> **PROMPT**: No images are to be carried over; print all other material exactly as it stands.

────

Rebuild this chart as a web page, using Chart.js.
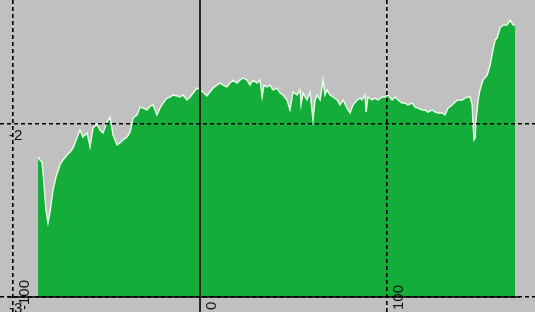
<!DOCTYPE html>
<html>
<head>
<meta charset="utf-8">
<script src="https://cdn.jsdelivr.net/npm/chart.js@4/dist/chart.umd.min.js"></script>
<style>
  body { margin: 0; background: #c0c0c0; }
  canvas { display: block; background: #c0c0c0; }
</style>
</head>
<body>
<canvas id="spectrum" width="535" height="312"></canvas>
<script>
// frequency-like positions and levels
const freqs = [
  -86.6, -85.6, -84.5, -83.4, -82.4, -81.3, -80.2, -78.6, -77.0, -74.9,
  -73.3, -71.1, -69.5, -67.9, -65.8, -64.2, -62.6, -60.4, -58.8, -57.2,
  -55.1, -53.5, -51.9, -49.7, -48.1, -46.5, -44.4, -42.8, -41.2, -39.0,
  -37.4, -35.8, -33.7, -32.1, -30.5, -28.3, -26.7, -25.1, -23.0, -21.4,
  -19.8, -17.6, -16.0, -14.4, -12.3, -10.7, -9.1, -7.0, -5.3, -3.7,
  -1.6, 0.0, 1.6, 3.7, 5.3, 7.0, 9.1, 10.7, 12.3, 14.4,
  16.0, 17.6, 19.8, 21.4, 23.0, 25.1, 26.7, 28.3, 30.5, 32.1,
  33.2, 34.2, 35.8, 37.4, 39.0, 41.2, 42.8, 44.4, 46.5, 48.1,
  49.7, 51.9, 53.5, 54.0, 55.1, 57.2, 58.8, 60.4, 61.5, 62.6,
  64.2, 65.8, 66.8, 67.9, 69.5, 71.1, 73.3, 74.9, 76.5, 78.6,
  80.2, 81.8, 84.0, 85.6, 86.6, 88.2, 88.8, 89.8, 92.0, 93.6,
  95.2, 97.3, 98.9, 100.5, 102.7, 104.3, 105.9, 108.0, 109.6, 111.2,
  113.4, 115.0, 116.6, 118.7, 120.3, 121.9, 124.1, 125.7, 127.3, 129.4,
  131.0, 132.6, 134.8, 136.4, 138.0, 140.1, 141.7, 143.3, 144.4, 145.5,
  146.0, 146.5, 147.1, 147.6, 148.7, 149.7, 151.3, 153.5, 155.1, 156.1,
  157.8, 158.8, 160.4, 162.0, 164.2, 165.8, 167.4, 168.5
];
const levels = [
  -2.191, -2.208, -2.220, -2.353, -2.497, -2.572, -2.509, -2.382, -2.306, -2.237,
  -2.208, -2.179, -2.162, -2.139, -2.081, -2.035, -2.075, -2.052, -2.133, -2.023,
  -2.000, -2.035, -2.052, -1.988, -1.960, -2.064, -2.121, -2.110, -2.092, -2.075,
  -2.046, -1.965, -1.948, -1.902, -1.908, -1.919, -1.896, -1.890, -1.948, -1.908,
  -1.879, -1.850, -1.844, -1.832, -1.838, -1.844, -1.832, -1.861, -1.844, -1.821,
  -1.792, -1.803, -1.815, -1.838, -1.815, -1.792, -1.775, -1.763, -1.775, -1.786,
  -1.763, -1.746, -1.763, -1.746, -1.734, -1.746, -1.775, -1.746, -1.763, -1.746,
  -1.844, -1.775, -1.786, -1.775, -1.803, -1.792, -1.821, -1.832, -1.861, -1.919,
  -1.815, -1.832, -1.803, -1.890, -1.821, -1.861, -1.815, -1.977, -1.861, -1.832,
  -1.861, -1.746, -1.832, -1.803, -1.832, -1.844, -1.861, -1.890, -1.861, -1.908,
  -1.936, -1.890, -1.861, -1.850, -1.861, -1.832, -1.931, -1.844, -1.861, -1.850,
  -1.861, -1.844, -1.844, -1.832, -1.861, -1.844, -1.861, -1.879, -1.879, -1.890,
  -1.879, -1.902, -1.908, -1.919, -1.919, -1.931, -1.919, -1.931, -1.936, -1.936,
  -1.948, -1.908, -1.890, -1.873, -1.861, -1.861, -1.850, -1.844, -1.844, -1.890,
  -2.006, -2.092, -2.081, -1.977, -1.861, -1.803, -1.746, -1.717, -1.659, -1.601,
  -1.514, -1.503, -1.445, -1.428, -1.428, -1.399, -1.428, -1.428
];
const xTicks = [-100, 0, 100];
const yTicks = [-3, -2];
const floorLevel = -3;
const floorSpan = [-102.7, 171];

const labelFont = '15px "Liberation Sans", Arial, sans-serif';

// tick labels sit inside the plot, like the original program draws them
const insideLabels = {
  id: 'insideLabels',
  afterDraw(chart) {
    const c = chart.ctx;
    const xs = chart.scales.x, ys = chart.scales.y;
    c.save();
    c.font = labelFont;
    c.fillStyle = '#111';
    c.textAlign = 'left';
    c.textBaseline = 'top';
    const left = xs.getPixelForValue(xTicks[0]);
    yTicks.forEach(v => {
      c.fillText(String(v), left - 4, ys.getPixelForValue(v) + 4);
    });
    xTicks.forEach(v => {
      c.save();
      c.translate(xs.getPixelForValue(v) + 4, 310);
      c.rotate(-Math.PI / 2);
      c.fillText(String(v), 0, 0);
      c.restore();
    });
    c.restore();
  }
};

new Chart(document.getElementById('spectrum'), {
  type: 'line',
  data: {
    datasets: [{
      data: floorSpan.map(x => ({ x: x, y: floorLevel })),
      borderColor: '#000',
      borderWidth: 1.5,
      pointRadius: 0,
      fill: false,
      order: 0
    }, {
      data: freqs.map((x, i) => ({ x: x, y: levels[i] })),
      borderColor: '#e6ffe6',
      borderWidth: 1.4,
      backgroundColor: '#14ad3a',
      pointRadius: 0,
      tension: 0,
      fill: { value: floorLevel },
      order: 1
    }]
  },
  options: {
    responsive: false,
    animation: false,
    layout: { padding: 0, autoPadding: false },
    plugins: { legend: { display: false }, tooltip: { enabled: false } },
    scales: {
      x: {
        type: 'linear',
        min: -106.95,
        max: 179.1,
        afterBuildTicks: s => { s.ticks = xTicks.map(v => ({ value: v })); },
        afterFit: s => { s.height = 0; },
        ticks: { display: false },
        border: {
          display: false,
          dash: ctx => (ctx.tick && ctx.tick.value === 0 ? [] : [4, 3])
        },
        grid: {
          z: 1,
          drawTicks: false,
          color: ctx => (ctx.tick && ctx.tick.value === 0 ? '#262626' : '#000'),
          lineWidth: ctx => (ctx.tick && ctx.tick.value === 0 ? 2 : 1.6)
        }
      },
      y: {
        type: 'linear',
        min: -3.087,
        max: -1.283,
        afterBuildTicks: s => { s.ticks = yTicks.map(v => ({ value: v })); },
        afterFit: s => { s.width = 0; },
        ticks: { display: false },
        border: { display: false, dash: [4, 3] },
        grid: { z: 1, drawTicks: false, color: '#000', lineWidth: 1.6 }
      }
    }
  },
  plugins: [insideLabels]
});
</script>
</body>
</html>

────

> **PROBLEM SOLUTION**:
Rebuild this chart as a web page, using Chart.js.
<!DOCTYPE html>
<html>
<head>
<meta charset="utf-8">
<script src="https://cdn.jsdelivr.net/npm/chart.js@4/dist/chart.umd.min.js"></script>
<style>
  body { margin: 0; background: #c0c0c0; }
  canvas { display: block; background: #c0c0c0; }
</style>
</head>
<body>
<canvas id="spectrum" width="535" height="312"></canvas>
<script>
// frequency-like positions and levels
const freqs = [
  -86.6, -85.6, -84.5, -83.4, -82.4, -81.3, -80.2, -78.6, -77.0, -74.9,
  -73.3, -71.1, -69.5, -67.9, -65.8, -64.2, -62.6, -60.4, -58.8, -57.2,
  -55.1, -53.5, -51.9, -49.7, -48.1, -46.5, -44.4, -42.8, -41.2, -39.0,
  -37.4, -35.8, -33.7, -32.1, -30.5, -28.3, -26.7, -25.1, -23.0, -21.4,
  -19.8, -17.6, -16.0, -14.4, -12.3, -10.7, -9.1, -7.0, -5.3, -3.7,
  -1.6, 0.0, 1.6, 3.7, 5.3, 7.0, 9.1, 10.7, 12.3, 14.4,
  16.0, 17.6, 19.8, 21.4, 23.0, 25.1, 26.7, 28.3, 30.5, 32.1,
  33.2, 34.2, 35.8, 37.4, 39.0, 41.2, 42.8, 44.4, 46.5, 48.1,
  49.7, 51.9, 53.5, 54.0, 55.1, 57.2, 58.8, 60.4, 61.5, 62.6,
  64.2, 65.8, 66.8, 67.9, 69.5, 71.1, 73.3, 74.9, 76.5, 78.6,
  80.2, 81.8, 84.0, 85.6, 86.6, 88.2, 88.8, 89.8, 92.0, 93.6,
  95.2, 97.3, 98.9, 100.5, 102.7, 104.3, 105.9, 108.0, 109.6, 111.2,
  113.4, 115.0, 116.6, 118.7, 120.3, 121.9, 124.1, 125.7, 127.3, 129.4,
  131.0, 132.6, 134.8, 136.4, 138.0, 140.1, 141.7, 143.3, 144.4, 145.5,
  146.0, 146.5, 147.1, 147.6, 148.7, 149.7, 151.3, 153.5, 155.1, 156.1,
  157.8, 158.8, 160.4, 162.0, 164.2, 165.8, 167.4, 168.5
];
const levels = [
  -2.191, -2.208, -2.220, -2.353, -2.497, -2.572, -2.509, -2.382, -2.306, -2.237,
  -2.208, -2.179, -2.162, -2.139, -2.081, -2.035, -2.075, -2.052, -2.133, -2.023,
  -2.000, -2.035, -2.052, -1.988, -1.960, -2.064, -2.121, -2.110, -2.092, -2.075,
  -2.046, -1.965, -1.948, -1.902, -1.908, -1.919, -1.896, -1.890, -1.948, -1.908,
  -1.879, -1.850, -1.844, -1.832, -1.838, -1.844, -1.832, -1.861, -1.844, -1.821,
  -1.792, -1.803, -1.815, -1.838, -1.815, -1.792, -1.775, -1.763, -1.775, -1.786,
  -1.763, -1.746, -1.763, -1.746, -1.734, -1.746, -1.775, -1.746, -1.763, -1.746,
  -1.844, -1.775, -1.786, -1.775, -1.803, -1.792, -1.821, -1.832, -1.861, -1.919,
  -1.815, -1.832, -1.803, -1.890, -1.821, -1.861, -1.815, -1.977, -1.861, -1.832,
  -1.861, -1.746, -1.832, -1.803, -1.832, -1.844, -1.861, -1.890, -1.861, -1.908,
  -1.936, -1.890, -1.861, -1.850, -1.861, -1.832, -1.931, -1.844, -1.861, -1.850,
  -1.861, -1.844, -1.844, -1.832, -1.861, -1.844, -1.861, -1.879, -1.879, -1.890,
  -1.879, -1.902, -1.908, -1.919, -1.919, -1.931, -1.919, -1.931, -1.936, -1.936,
  -1.948, -1.908, -1.890, -1.873, -1.861, -1.861, -1.850, -1.844, -1.844, -1.890,
  -2.006, -2.092, -2.081, -1.977, -1.861, -1.803, -1.746, -1.717, -1.659, -1.601,
  -1.514, -1.503, -1.445, -1.428, -1.428, -1.399, -1.428, -1.428
];
const xTicks = [-100, 0, 100];
const yTicks = [-3, -2];
const floorLevel = -3;
const floorSpan = [-102.7, 171];

const labelFont = '15px "Liberation Sans", Arial, sans-serif';

// tick labels sit inside the plot, like the original program draws them
const insideLabels = {
  id: 'insideLabels',
  afterDraw(chart) {
    const c = chart.ctx;
    const xs = chart.scales.x, ys = chart.scales.y;
    c.save();
    c.font = labelFont;
    c.fillStyle = '#111';
    c.textAlign = 'left';
    c.textBaseline = 'top';
    const left = xs.getPixelForValue(xTicks[0]);
    yTicks.forEach(v => {
      c.fillText(String(v), left - 4, ys.getPixelForValue(v) + 4);
    });
    xTicks.forEach(v => {
      c.save();
      c.translate(xs.getPixelForValue(v) + 4, 310);
      c.rotate(-Math.PI / 2);
      c.fillText(String(v), 0, 0);
      c.restore();
    });
    c.restore();
  }
};

new Chart(document.getElementById('spectrum'), {
  type: 'line',
  data: {
    datasets: [{
      data: floorSpan.map(x => ({ x: x, y: floorLevel })),
      borderColor: '#000',
      borderWidth: 1.5,
      pointRadius: 0,
      fill: false,
      order: 0
    }, {
      data: freqs.map((x, i) => ({ x: x, y: levels[i] })),
      borderColor: '#e6ffe6',
      borderWidth: 1.4,
      backgroundColor: '#14ad3a',
      pointRadius: 0,
      tension: 0,
      fill: { value: floorLevel },
      order: 1
    }]
  },
  options: {
    responsive: false,
    animation: false,
    layout: { padding: 0, autoPadding: false },
    plugins: { legend: { display: false }, tooltip: { enabled: false } },
    scales: {
      x: {
        type: 'linear',
        min: -106.95,
        max: 179.1,
        afterBuildTicks: s => { s.ticks = xTicks.map(v => ({ value: v })); },
        afterFit: s => { s.height = 0; },
        ticks: { display: false },
        border: {
          display: false,
          dash: ctx => (ctx.tick && ctx.tick.value === 0 ? [] : [4, 3])
        },
        grid: {
          z: 1,
          drawTicks: false,
          color: ctx => (ctx.tick && ctx.tick.value === 0 ? '#262626' : '#000'),
          lineWidth: ctx => (ctx.tick && ctx.tick.value === 0 ? 2 : 1.6)
        }
      },
      y: {
        type: 'linear',
        min: -3.087,
        max: -1.283,
        afterBuildTicks: s => { s.ticks = yTicks.map(v => ({ value: v })); },
        afterFit: s => { s.width = 0; },
        ticks: { display: false },
        border: { display: false, dash: [4, 3] },
        grid: { z: 1, drawTicks: false, color: '#000', lineWidth: 1.6 }
      }
    }
  },
  plugins: [insideLabels]
});
</script>
</body>
</html>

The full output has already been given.